Dataset extract —
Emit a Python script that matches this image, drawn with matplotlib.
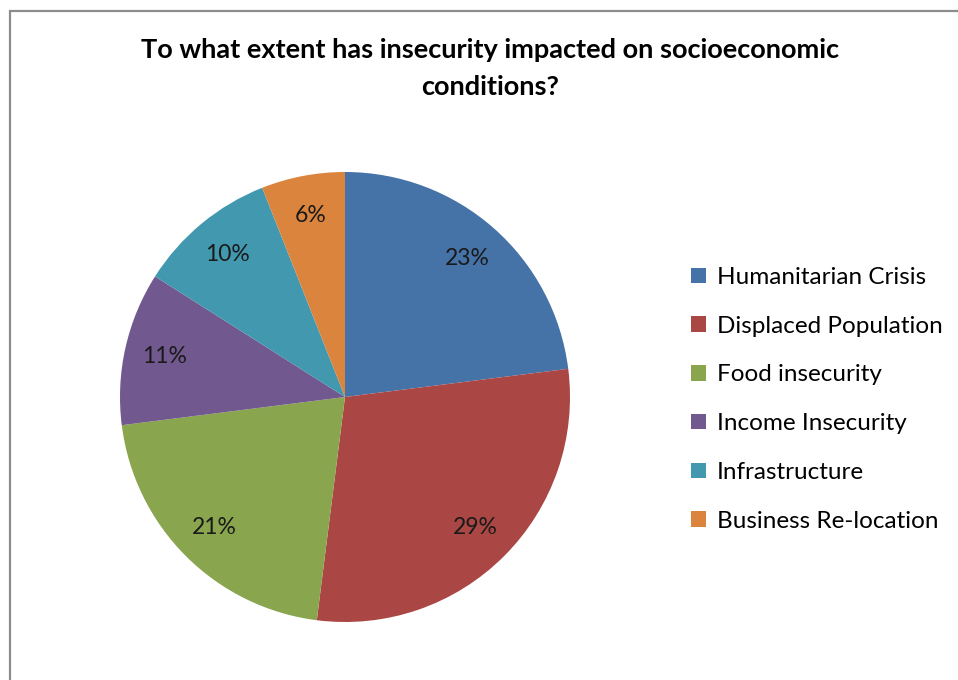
import matplotlib
matplotlib.use("Agg")
from matplotlib import pyplot as plt
from matplotlib.patches import Rectangle

categories = ["Humanitarian Crisis", "Displaced Population", "Food insecurity",
              "Income Insecurity", "Infrastructure", "Business Re-location"]
shares = [23, 29, 21, 11, 10, 6]
colors = ["#4572A7", "#AA4643", "#89A54E", "#71588F", "#4198AF", "#DB843D"]

plt.rcParams["font.family"] = ["Lato", "DejaVu Sans"]

W, H = 958, 680
fig = plt.figure(figsize=(W / 100, H / 100), dpi=100)

# pie centre and radius in pixels
cx, cy, r = 345, 397, 225
ax = fig.add_axes([(cx - r) / W, (H - cy - r) / H, 2 * r / W, 2 * r / H])
wedges, _, autotexts = ax.pie(
    shares, colors=colors, startangle=90, counterclock=False,
    autopct="%d%%", pctdistance=0.82, radius=1,
    textprops=dict(fontsize=16.5, color="#1a1a1a"),
)
ax.set_xlim(-1, 1)
ax.set_ylim(-1, 1)
ax.set_aspect("equal")
ax.axis("off")

fig.text(490 / W, 1 - 50 / H, "To what extent has insecurity impacted on socioeconomic",
         ha="center", va="center", fontsize=19.5, fontweight="bold")
fig.text(490 / W, 1 - 87 / H, "conditions?",
         ha="center", va="center", fontsize=19.5, fontweight="bold")

fig.legend(wedges, categories, loc="upper left", bbox_to_anchor=(691 / W, 1 - 267 / H),
           frameon=False, fontsize=17.5, handlelength=0.6, handleheight=0.6,
           handletextpad=0.45, labelspacing=1.14, borderaxespad=0,
           borderpad=0)

# chart frame (only left and top edges visible)
fig.add_artist(Rectangle((10 / W, -0.1), 1.2, 1.1 - 11 / H, fill=False,
                         edgecolor="#8c8c8c", lw=1.6, transform=fig.transFigure))

fig.savefig("out.png", dpi=100, facecolor="white")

Given instruction —
The data above should be repeated exactly, minus any pictures.

Expected answer —
Emit a Python script that matches this image, drawn with matplotlib.
import matplotlib
matplotlib.use("Agg")
from matplotlib import pyplot as plt
from matplotlib.patches import Rectangle

categories = ["Humanitarian Crisis", "Displaced Population", "Food insecurity",
              "Income Insecurity", "Infrastructure", "Business Re-location"]
shares = [23, 29, 21, 11, 10, 6]
colors = ["#4572A7", "#AA4643", "#89A54E", "#71588F", "#4198AF", "#DB843D"]

plt.rcParams["font.family"] = ["Lato", "DejaVu Sans"]

W, H = 958, 680
fig = plt.figure(figsize=(W / 100, H / 100), dpi=100)

# pie centre and radius in pixels
cx, cy, r = 345, 397, 225
ax = fig.add_axes([(cx - r) / W, (H - cy - r) / H, 2 * r / W, 2 * r / H])
wedges, _, autotexts = ax.pie(
    shares, colors=colors, startangle=90, counterclock=False,
    autopct="%d%%", pctdistance=0.82, radius=1,
    textprops=dict(fontsize=16.5, color="#1a1a1a"),
)
ax.set_xlim(-1, 1)
ax.set_ylim(-1, 1)
ax.set_aspect("equal")
ax.axis("off")

fig.text(490 / W, 1 - 50 / H, "To what extent has insecurity impacted on socioeconomic",
         ha="center", va="center", fontsize=19.5, fontweight="bold")
fig.text(490 / W, 1 - 87 / H, "conditions?",
         ha="center", va="center", fontsize=19.5, fontweight="bold")

fig.legend(wedges, categories, loc="upper left", bbox_to_anchor=(691 / W, 1 - 267 / H),
           frameon=False, fontsize=17.5, handlelength=0.6, handleheight=0.6,
           handletextpad=0.45, labelspacing=1.14, borderaxespad=0,
           borderpad=0)

# chart frame (only left and top edges visible)
fig.add_artist(Rectangle((10 / W, -0.1), 1.2, 1.1 - 11 / H, fill=False,
                         edgecolor="#8c8c8c", lw=1.6, transform=fig.transFigure))

fig.savefig("out.png", dpi=100, facecolor="white")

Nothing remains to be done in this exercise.